I can’t even fathom how they would go about testing if it’s an AI or not. I can’t imagine that’s an exact science either.
In that case, how/why did they only choose 8000 posts over 6 years? Facebook probably gets more than 8000 new posts per second.
I was wondering how far I'd have to scroll before getting to someone who doesn't understand statistics complaining about the sample size...
Every study uses sampling. They don't have the resources to check everything. I have to imagine it took a lot of work to verify conclusively whether something was or was not generated.
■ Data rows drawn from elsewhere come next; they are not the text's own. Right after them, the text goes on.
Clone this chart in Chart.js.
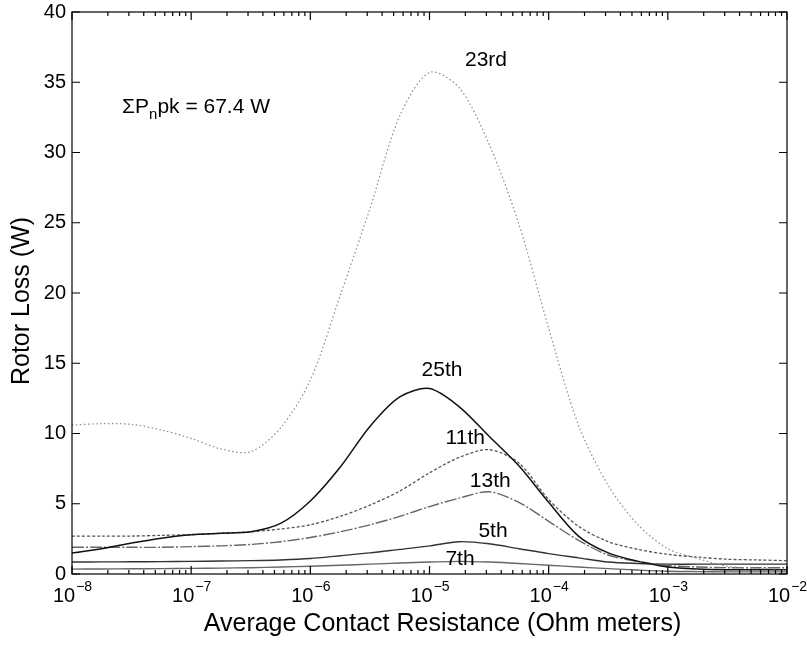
<!DOCTYPE html>
<html>
<head>
<meta charset="utf-8">
<script src="https://cdn.jsdelivr.net/npm/chart.js@4/dist/chart.umd.min.js"></script>
<style>
  html, body { margin: 0; padding: 0; background: #fff; }
  #wrap { width: 807px; height: 646px; }
</style>
</head>
<body>
<div id="wrap"><canvas id="lossChart" width="807" height="646"></canvas></div>
<script>
// contact resistance sample points, as powers of ten (Ohm meters)
const logR = [-8, -7.75, -7.5, -7.25, -7, -6.75, -6.5, -6.25, -6, -5.75, -5.5, -5.25, -5,
              -4.75, -4.5, -4.25, -4, -3.75, -3.5, -3.25, -3, -2.75, -2.5, -2.25, -2];

// rotor loss per harmonic (W)
const loss23 = [10.6, 10.7, 10.65, 10.25, 9.65, 8.9, 8.7, 10.4, 13.8, 19.8, 26.0, 32.6, 35.7,
                34.6, 30.6, 24.9, 17.5, 10.6, 6.3, 3.5, 1.8, 1.1, 0.55, 0.4, 0.35];
const loss25 = [1.5, 1.8, 2.2, 2.55, 2.8, 2.9, 3.0, 3.6, 5.2, 7.6, 10.5, 12.6, 13.2,
                11.9, 9.8, 7.7, 5.1, 2.7, 1.5, 0.9, 0.5, 0.35, 0.3, 0.3, 0.3];
const loss11 = [2.7, 2.7, 2.7, 2.75, 2.8, 2.9, 3.0, 3.2, 3.5, 4.1, 4.9, 5.9, 7.2,
                8.3, 8.85, 7.9, 5.3, 3.4, 2.3, 1.75, 1.4, 1.2, 1.05, 1.0, 0.95];
const loss13 = [1.9, 1.9, 1.9, 1.9, 1.95, 2.0, 2.1, 2.3, 2.6, 3.0, 3.5, 4.1, 4.8,
                5.4, 5.85, 5.1, 3.75, 2.4, 1.35, 0.9, 0.6, 0.5, 0.45, 0.45, 0.45];
const loss5 = [0.85, 0.86, 0.87, 0.88, 0.9, 0.92, 0.95, 1.0, 1.1, 1.3, 1.5, 1.75, 2.0,
               2.3, 2.15, 1.8, 1.45, 1.15, 0.85, 0.75, 0.7, 0.7, 0.7, 0.7, 0.7];
const loss7 = [0.35, 0.36, 0.37, 0.38, 0.4, 0.42, 0.45, 0.5, 0.55, 0.62, 0.7, 0.78, 0.85,
               0.9, 0.85, 0.75, 0.62, 0.5, 0.38, 0.28, 0.2, 0.17, 0.15, 0.15, 0.15];

const yTicks = [0, 5, 10, 15, 20, 25, 30, 35, 40];
const xDecades = [-8, -7, -6, -5, -4, -3, -2];

// curve labels: text and where it sits (log10 R, W)
const curveLabels = [
  { text: '23rd', at: [-4.526, 36.6] },
  { text: '25th', at: [-4.895, 14.5] },
  { text: '11th', at: [-4.70, 9.68] },
  { text: '13th', at: [-4.49, 6.62] },
  { text: '5th',  at: [-4.467, 3.06] },
  { text: '7th',  at: [-4.744, 1.07] }
];

const FONT = '"Liberation Sans", Arial, Helvetica, sans-serif';

function pts(vals) {
  return logR.map((e, i) => ({ x: Math.pow(10, e), y: vals[i] }));
}

function series(label, vals, color, width, dash) {
  return {
    label: label,
    data: pts(vals),
    borderColor: color,
    borderWidth: width,
    borderDash: dash,
    pointRadius: 0,
    fill: false,
    tension: 0.3
  };
}

// box, inward ticks, tick labels, axis titles and text annotations
const axesBox = {
  id: 'axesBox',
  afterDraw(chart) {
    const ctx = chart.ctx;
    const xs = chart.scales.x, ys = chart.scales.y;
    const a = chart.chartArea;
    ctx.save();
    ctx.strokeStyle = '#000';
    ctx.lineWidth = 1.2;
    ctx.strokeRect(a.left, a.top, a.right - a.left, a.bottom - a.top);

    ctx.beginPath();
    yTicks.forEach(v => {
      const py = ys.getPixelForValue(v);
      ctx.moveTo(a.left, py); ctx.lineTo(a.left + 8, py);
      ctx.moveTo(a.right, py); ctx.lineTo(a.right - 8, py);
    });
    xDecades.forEach((d, i) => {
      const px = xs.getPixelForValue(Math.pow(10, d));
      ctx.moveTo(px, a.bottom); ctx.lineTo(px, a.bottom - 8);
      ctx.moveTo(px, a.top); ctx.lineTo(px, a.top + 8);
      if (i < xDecades.length - 1) {
        for (let m = 2; m <= 9; m++) {
          const pm = xs.getPixelForValue(m * Math.pow(10, d));
          ctx.moveTo(pm, a.bottom); ctx.lineTo(pm, a.bottom - 4);
          ctx.moveTo(pm, a.top); ctx.lineTo(pm, a.top + 4);
        }
      }
    });
    ctx.stroke();

    ctx.fillStyle = '#000';
    ctx.font = '20px ' + FONT;
    ctx.textAlign = 'right';
    ctx.textBaseline = 'middle';
    yTicks.forEach(v => ctx.fillText(String(v), a.left - 6, ys.getPixelForValue(v)));

    // 10^n labels under the x axis
    xDecades.forEach(d => {
      const px = xs.getPixelForValue(Math.pow(10, d));
      ctx.font = '20px ' + FONT;
      const wBase = ctx.measureText('10').width;
      ctx.font = '14px ' + FONT;
      const sup = '\u2212' + Math.abs(d);
      const wSup = ctx.measureText(sup).width;
      const left = px - (wBase + wSup) / 2;
      ctx.textAlign = 'left';
      ctx.textBaseline = 'alphabetic';
      ctx.font = '20px ' + FONT;
      ctx.fillText('10', left, a.bottom + 28);
      ctx.font = '14px ' + FONT;
      ctx.fillText(sup, left + wBase + 1, a.bottom + 17);
    });

    ctx.font = '25px ' + FONT;
    ctx.textAlign = 'center';
    ctx.textBaseline = 'alphabetic';
    ctx.fillText('Average Contact Resistance (Ohm meters)', (a.left + a.right) / 2 + 13, 631);
    ctx.textBaseline = 'middle';
    ctx.save();
    ctx.translate(22, 301);
    ctx.rotate(-Math.PI / 2);
    ctx.fillText('Rotor Loss (W)', 0, 0);
    ctx.restore();

    ctx.font = '21px ' + FONT;
    curveLabels.forEach(l => {
      ctx.fillText(l.text, xs.getPixelForValue(Math.pow(10, l.at[0])), ys.getPixelForValue(l.at[1]));
    });

    // sum of peak losses
    let x0 = xs.getPixelForValue(Math.pow(10, -7.58));
    const yb = ys.getPixelForValue(32.8);
    ctx.textAlign = 'left';
    ctx.textBaseline = 'alphabetic';
    ctx.font = '21px ' + FONT;
    ctx.fillText('\u03A3P', x0, yb);
    x0 += ctx.measureText('\u03A3P').width;
    ctx.font = '15px ' + FONT;
    ctx.fillText('n', x0, yb + 6);
    x0 += ctx.measureText('n').width;
    ctx.font = '21px ' + FONT;
    ctx.fillText('pk = 67.4 W', x0, yb);
    ctx.restore();
  }
};

const ctx = document.getElementById('lossChart').getContext('2d');
new Chart(ctx, {
  type: 'line',
  data: {
    datasets: [
      series('23rd', loss23, '#8c8c8c', 1.2, [1.5, 2.5]),
      series('25th', loss25, '#111111', 1.5, []),
      series('11th', loss11, '#555555', 1.3, [3, 2]),
      series('13th', loss13, '#666666', 1.4, [12, 2, 2, 2]),
      series('5th', loss5, '#333333', 1.4, []),
      series('7th', loss7, '#666666', 1.4, [])
    ]
  },
  options: {
    responsive: false,
    animation: false,
    layout: { padding: { left: 72, right: 20, top: 12, bottom: 72 } },
    plugins: { legend: { display: false }, tooltip: { enabled: false } },
    scales: {
      x: { type: 'logarithmic', min: 1e-8, max: 1e-2, display: false },
      y: { type: 'linear', min: 0, max: 40, display: false }
    }
  },
  plugins: [axesBox]
});
</script>
</body>
</html>
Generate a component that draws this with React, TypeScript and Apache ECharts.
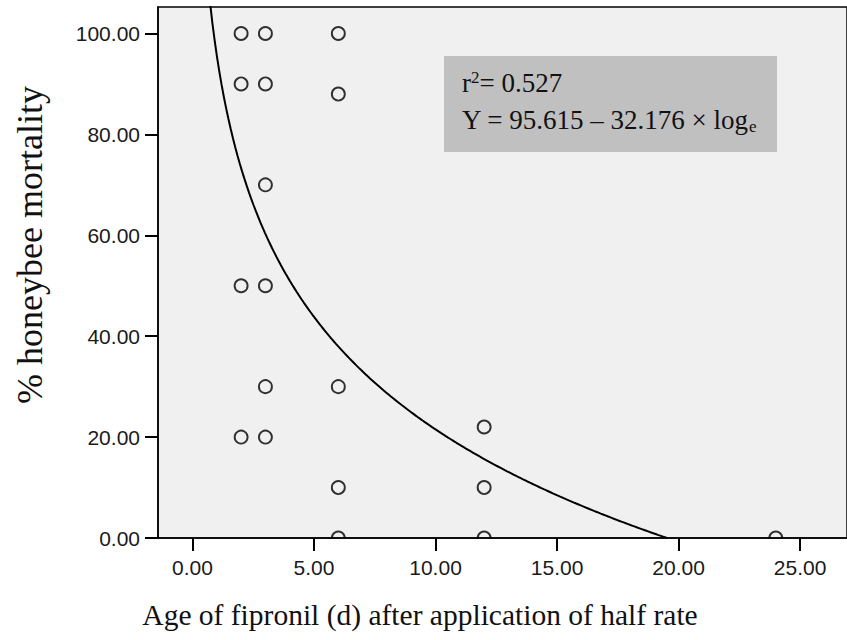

It's a much larger sample size than a lot of studies.
The study is by a company that creates software to detect AI content, so it's literally their whole job
(it also means there's a conflict of interest, since they want to show how much content their detector can detect)
It's an extremely small proportion of the total number of Facebook posts though. Nowhere near enough for statistical significance.
The proportion of the total population size is almost irrelevant when you use random sampling. It doesn't rely on examining a large portion of the population, but rather that it becomes increasingly unlikely for the sample set to deviate dramatically from the population size as the number of samples rises. This is a function of the number of samples you take, decoupled from the population size.
https://en.wikipedia.org/wiki/Sampling_(statistics)
Usually if you see a major poll in a population, it'll be something like 1k to 2k people who get polled, regardless of the population size.